Le texte, déjà approuvé par l’Assemblée nationale le 22 décembre, a été voté dans les mêmes termes par le Sénat, par 127 voix pour et 86 contre. Pour être applicable, la loi doit encore être promulguée par le président de la République, et paraître au Journal officiel.
Elle pourrait aussi être soumise au Conseil constitutionnel, dans l’hypothèse où un recours serait déposé.
Le texte est destiné à pénaliser la négation des génocides reconnus par la loi française. Il prévoit un an d’emprisonnement et 45.000 euros d’amende.
Dès le début de la séance, Patrick Ollier, ministre chargé des relations avec le Parlement, a expliqué pourquoi le gouvernement était favorable à cette proposition de loi, visant à "remplir un vide juridique" alors que "seule la négation de la Shoah est pénalement réprimée". "Il ne s’agit pas d’une loi mémorielle", a-t-il estimé.
Le groupe socialiste, majoritaire au Sénat, "apporte son soutien à ce texte", a déclaré le sénateur PS des Hauts-de-Seine Philippe Kaltenbach. "Je suis fier, car avec cette loi, le Parlement montrera que nous ne renions pas nos valeurs sous la pression d’un Etat étranger aussi puissant soit-il", a-t-il ajouté à l’adresse de la Turquie.
Cette proposition de loi suscite de vives tensions entre Paris et Ankara, la Turquie ayant toujours refusé de reconnaître le génocide arménien (1915-1917).
Aussitô t après son adoption par l’Assemblée, le Premier ministre turc Recep Tayyip Erdogan a décidé de rappeler son ambassadeur en France, et de suspendre les relations diplomatiques entre les deux pays.
Lundi, le vice-Premier ministre turc Bulent Arinc, s’exprimant depuis Strasbourg où il était en déplacement, a déclaré: "qu’est-ce qui se passerait si un millier, dix milliers ou une centaine de milliers de personnes se réunissaient sous la Tour Eiffel et disaient ‘il n’y a pas de génocide’? Que ferait la justice française? Pourrait-elle condamner dix milliers ou une centaine de milliers de personnes? Je ne pense pas".
Les déclarations les plus véhémentes sont venues d’Ankara, où le ministre des Affaires étrangères a menacé de prendre de nouvelles mesures de rétorsion contre la France -sans les détailler- si la proposition de loi était adoptée.

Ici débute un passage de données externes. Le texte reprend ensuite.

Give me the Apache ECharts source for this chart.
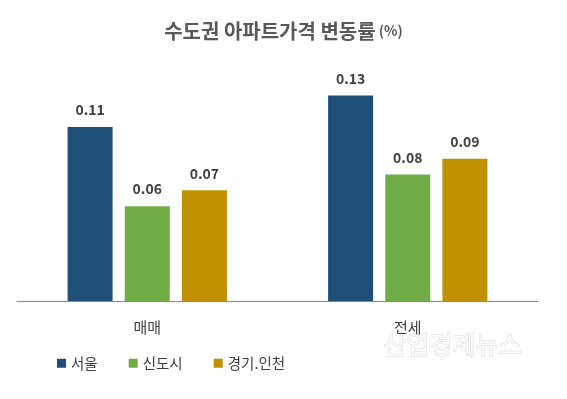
<!DOCTYPE html>
<html>
<head>
<meta charset="utf-8">
<script src="https://cdn.jsdelivr.net/npm/echarts@6/dist/echarts.min.js"></script>
<style>
  html, body { margin: 0; padding: 0; background: #fff; }
  #chart { width: 567px; height: 399px; }
</style>
</head>
<body>
<div id="chart"></div>
<script>
var categories = ['매매', '전세']
var seoul = [0.11, 0.13]
var newTown = [0.06, 0.08]
var gyeonggi = [0.07, 0.09]
var seriesNames = ['서울', '신도시', '경기.인천']

var font = '"Noto Sans CJK KR", "Noto Sans", sans-serif'

var chart = echarts.init(document.getElementById('chart'))

function barSeries(name, data, color) {
    return {
        name: name,
        type: 'bar',
        data: data,
        barWidth: 45,
        barGap: '27%',
        itemStyle: { color: color },
        label: {
            show: true,
            position: 'top',
            distance: 10,
            formatter: function (p) { return p.value.toFixed(2) },
            color: '#404040',
            fontSize: 14,
            fontWeight: 'bold',
            fontFamily: font
        }
    }
}

var option = {
    animation: false,
    title: {
        text: '{a|수도권 아파트가격 변동률}{b| (%)}',
        left: 'center',
        top: 16,
        textStyle: {
            rich: {
                a: { fontSize: 20, fontWeight: 'bold', color: '#595959', fontFamily: font },
                b: { fontSize: 14, color: '#595959', fontFamily: font }
            }
        }
    },
    legend: {
        left: 52,
        top: 351,
        icon: 'rect',
        itemWidth: 9,
        itemHeight: 9,
        itemGap: 31,
        textStyle: { color: '#404040', fontSize: 14.5, fontFamily: font },
        data: seriesNames
    },
    grid: { left: 17, right: 29, top: 48, bottom: 98 },
    xAxis: {
        type: 'category',
        data: categories,
        axisLine: { lineStyle: { color: '#888', width: 1 } },
        axisTick: { show: false },
        axisLabel: { color: '#404040', fontSize: 15, margin: 19, fontFamily: font }
    },
    yAxis: {
        type: 'value',
        min: 0,
        max: 0.16,
        show: false,
        splitLine: { show: false }
    },
    graphic: [{
        type: 'text',
        left: 383,
        top: 331,
        style: {
            text: '산업경제뉴스',
            fill: '#fbfbfb',
            stroke: '#d6d6d6',
            lineWidth: 1,
            fontSize: 25,
            fontFamily: font
        }
    }],
    series: [
        barSeries(seriesNames[0], seoul, '#1F4E79'),
        barSeries(seriesNames[1], newTown, '#70AD47'),
        barSeries(seriesNames[2], gyeonggi, '#BF9000')
    ]
}

option && chart.setOption(option)
</script>
</body>
</html>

"La Turquie continuera à appliquer des sanctions tant que cette loi restera en place", a déclaré le ministre, Ahmet Davutoglu, à la presse avant le début du débat au Sénat. "Nous espérons cependant que cela ne sera pas nécessaire et que le bon sens régnera au Sénat français".
La France reconnaît officiellement le génocide arménien depuis la loi du 29 janvier 2001. A l’heure actuelle, seule la négation du génocide juif perpétré pendant la Seconde guerre mondiale constitue un délit, selon la loi française.
Les historiens estiment que jusqu’à 1,5 million d’Arméniens ont été tués par les Turcs ottomans en 1915, mais Ankara rejette le terme de génocide pour présenter ces meurtres de masse, affirmant que le chiffre a été gonflé et que les morts ont touché les deux parties.
Le 7 octobre dernier à l’occasion d’une visite en Arménie, Nicolas Sarkozy avait appelé une nouvelle fois la Turquie à reconnaître sa responsabilité dans ces événements, laissant entendre que la France pourrait faire voter une loi pénalisant le négationnisme en la matière.